Thursday, March 9, 2017

THE AMBASSADORS by Henry James

LIVE ALL YOU CAN. IT'S A MISTAKE NOT TO.


This is my 3rd reading of Mr. Henry James's THE AMBASSADORS. I tried it when I was 20 and failed (found it impenetrable), tried again at 30 and succeeded in getting through it, but felt baffled and somewhat defeated by it. Read it again at 40 and marvelled at what I had missed, fell in love with it, stood in awe of it -- a revelation! Now, having turned 50, I have read it once more and it has vaulted to the top of my list of favourite novels. Every nuance I may have missed before seems to have revealed itself to me like a flowering blossom. In part, this may be due to the fact that in the ensuing decade, I (an American) have been living abroad, first in Canada and then mostly in England. James himself was an 'expat' who felt increasingly divorced from his home country and in due course became a British citizen. The influence of his life abroad, in London, in Europe, colours his point of view in THE AMBASSADORS and skews it toward Europe in something of a rebuke to the provincial, Puritanical ways of the United States.

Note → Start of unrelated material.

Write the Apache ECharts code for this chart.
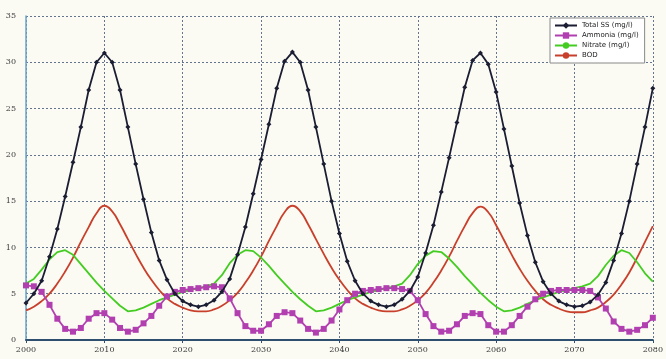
<!DOCTYPE html>
<html>
<head>
<meta charset="utf-8">
<script src="https://cdn.jsdelivr.net/npm/echarts@6/dist/echarts.min.js"></script>
<style>
html,body{margin:0;padding:0;background:#fbfbf3;}
#c{width:666px;height:359px;}
</style>
</head>
<body>
<div id="c"></div>
<script>
const years = [];
for (let y = 2000; y <= 2080; y++) years.push(y);

const xTicks = [2000, 2010, 2020, 2030, 2040, 2050, 2060, 2070, 2080];
const yTicks = [0, 5, 10, 15, 20, 25, 30, 35];

const seriesNames = ["Total SS (mg/l)", "Ammonia (mg/l)", "Nitrate (mg/l)", "BOD"];

const totalSS = [
  4.0, 5.0, 6.4, 9.0, 12.0, 15.5, 19.2, 23.0, 27.0, 30.0,
  31.0, 30.0, 27.0, 23.0, 19.0, 15.2, 11.6, 8.6, 6.5, 5.0,
  4.2, 3.8, 3.6, 3.8, 4.3, 5.2, 6.6, 9.2, 12.2, 15.8,
  19.5, 23.3, 27.2, 30.1, 31.1, 30.0, 27.0, 23.0, 19.0, 15.0,
  11.5, 8.5, 6.4, 5.0, 4.2, 3.8, 3.6, 3.8, 4.4, 5.3,
  6.8, 9.4, 12.4, 16.0, 19.7, 23.5, 27.3, 30.2, 31.0, 29.8,
  26.8, 22.8, 18.8, 14.8, 11.3, 8.4, 6.3, 5.0, 4.2, 3.8,
  3.6, 3.7, 4.1, 4.9, 6.2, 8.6, 11.5, 15.0, 19.0, 23.0,
  27.2
];

const ammonia = [
  5.9, 5.8, 5.2, 3.8, 2.3, 1.2, 0.9, 1.3, 2.3, 2.9,
  2.9, 2.2, 1.3, 0.9, 1.1, 1.8, 2.6, 3.7, 4.7, 5.2,
  5.4, 5.5, 5.6, 5.7, 5.8, 5.7, 4.5, 2.9, 1.5, 1.0,
  1.0, 1.7, 2.6, 3.0, 2.9, 2.1, 1.2, 0.8, 1.2, 2.1,
  3.3, 4.3, 5.0, 5.3, 5.4, 5.5, 5.6, 5.6, 5.5, 5.3,
  4.3, 2.8, 1.5, 0.9, 1.0, 1.7, 2.6, 2.9, 2.8, 1.6,
  0.9, 0.9, 1.6, 2.6, 3.6, 4.4, 5.0, 5.3, 5.4, 5.4,
  5.4, 5.4, 5.3, 4.6, 3.4, 2.0, 1.2, 0.9, 1.1, 1.6,
  2.4
];

const nitrate = [
  6.1, 6.6, 7.6, 8.7, 9.5, 9.7, 9.2, 8.2, 7.2, 6.2,
  5.3, 4.5, 3.7, 3.1, 3.2, 3.5, 3.9, 4.3, 4.6, 4.9,
  5.2, 5.4, 5.6, 5.8, 6.1, 7.0, 8.3, 9.2, 9.7, 9.6,
  8.9, 8.0, 7.0, 6.1, 5.2, 4.4, 3.7, 3.1, 3.2, 3.5,
  3.9, 4.3, 4.6, 4.9, 5.2, 5.4, 5.6, 5.8, 6.1, 7.0,
  8.2, 9.1, 9.6, 9.5, 8.8, 7.9, 6.9, 6.0, 5.1, 4.3,
  3.6, 3.1, 3.2, 3.5, 3.9, 4.3, 4.6, 4.9, 5.2, 5.4,
  5.6, 5.8, 6.1, 6.9, 8.1, 9.1, 9.7, 9.4, 8.4, 7.2,
  6.3
];

const bod = [
  3.2, 3.6, 4.2, 5.0, 6.1, 7.4, 8.9, 10.6, 12.2, 13.7,
  14.5, 13.9, 12.5, 10.9, 9.3, 7.8, 6.5, 5.4, 4.5, 3.9,
  3.5, 3.2, 3.1, 3.1, 3.3, 3.7, 4.3, 5.1, 6.2, 7.5,
  9.0, 10.7, 12.3, 13.8, 14.5, 13.9, 12.5, 10.9, 9.3, 7.8,
  6.5, 5.4, 4.5, 3.9, 3.5, 3.2, 3.1, 3.1, 3.3, 3.7,
  4.3, 5.1, 6.2, 7.5, 9.0, 10.7, 12.3, 13.7, 14.4, 13.8,
  12.4, 10.8, 9.2, 7.7, 6.4, 5.3, 4.4, 3.8, 3.4, 3.1,
  3.0, 3.0, 3.2, 3.5, 4.1, 4.9, 6.0, 7.3, 8.9, 10.6,
  12.3
];

const colors = ["#1b1d33", "#b23fb0", "#44cc22", "#c8402c"];

function pairs(vals) { return years.map((y, i) => [y, vals[i]]); }

const chart = echarts.init(document.getElementById('c'), null, {renderer: 'canvas'});
const gridLine = {show: true, lineStyle: {color: '#66758f', type: [2, 2], width: 1}};
const axisFont = {fontFamily: 'DejaVu Serif', fontSize: 8, color: '#3a3a3a'};

chart.setOption({
  backgroundColor: '#fbfbf3',
  animation: false,
  grid: {left: 26, right: 12, top: 16, bottom: 19, containLabel: false},
  xAxis: {
    type: 'value', min: xTicks[0], max: xTicks[xTicks.length - 1], interval: 10,
    axisLine: {show: true, lineStyle: {color: '#2f4f6f', width: 2}},
    axisTick: {show: true, length: 3, lineStyle: {color: '#2f4f6f'}},
    axisLabel: Object.assign({margin: 6, formatter: v => String(v)}, axisFont),
    splitLine: gridLine
  },
  yAxis: {
    type: 'value', min: yTicks[0], max: yTicks[yTicks.length - 1], interval: 5,
    axisLine: {show: true, lineStyle: {color: '#6aa6c8', width: 1.5}},
    axisTick: {show: false},
    axisLabel: Object.assign({margin: 10}, axisFont),
    splitLine: gridLine
  },
  legend: {
    orient: 'vertical', left: 550, top: 18, width: 87,
    backgroundColor: '#ffffff', borderColor: '#888', borderWidth: 1,
    padding: [4, 6, 4, 4], itemGap: 3, itemWidth: 22, itemHeight: 8,
    textStyle: {fontSize: 7, color: '#222', fontFamily: 'DejaVu Sans'},
    data: seriesNames
  },
  series: [
    {name: seriesNames[3], type: 'line', data: pairs(bod), showSymbol: false, symbol: 'circle', symbolSize: 3,
     smooth: true, lineStyle: {color: colors[3], width: 1.8}, itemStyle: {color: colors[3]}, z: 2},
    {name: seriesNames[2], type: 'line', data: pairs(nitrate), showSymbol: false, symbol: 'circle', symbolSize: 3,
     lineStyle: {color: colors[2], width: 1.8}, itemStyle: {color: colors[2]}, z: 3},
    {name: seriesNames[1], type: 'line', data: pairs(ammonia), symbol: 'rect', symbolSize: 6,
     lineStyle: {color: colors[1], width: 1.8}, itemStyle: {color: colors[1]}, z: 4},
    {name: seriesNames[0], type: 'line', data: pairs(totalSS), symbol: 'diamond', symbolSize: 5,
     lineStyle: {color: colors[0], width: 1.8}, itemStyle: {color: colors[0]}, z: 5}
  ]
});
</script>
</body>
</html>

James is honoured with an enormous plaque in Westminster Abbey with a quote from THE AMBASSADORS: 'Live all you can. It's a mistake not to.' Which is spoken by the main character, Lambert Strether (55 years of age) to little Bilham, a young American in his twenties, although of all the personages in THE AMBASSADORS little Bilham is the least likely to require this bit of advice.... Strether has been sent to Paris from Woollett, Massachusetts, by the cold-thinking Mrs Newsome, on a mission to retrieve her son Chad from the horrors of his presumed corrupt lifestyle in the Old World, and to whisk Chad back home to assume the mantle of the family business and perhaps to marry the young Mamie Pocock (his mother's idea). (Woollett makes a certain household article that dares not speak its name throughout the entire novel.) Not inconsequently, our hero Strether, a widower who lost his wife and child many years ago, is a trusted family friend and is more or less now engaged to the magnificent Mrs Newsome. Until Strether himself sets foot in Paris, it seems that the eventual return to Woollett and union with the Newsome family is all he can look forward to. However, Paris opens up his eyes as they have also opened up Chad Newsome's, in ways unpredictable and, as James would say, 'wonderful.' ... But nothing further. No spoilers here. If you've never read it, you may find it baffling at first (unless I was merely dense when I first read it), but now, finally, as I've passed the half-century mark and started to approach the age of 'our friend' Lambert Strether, I simply cannot express the exquisite pleasure I received on my 3rd reading of THE AMBASSADORS. Only question left is, shall I read it again when I turn 55? Or wait till 60?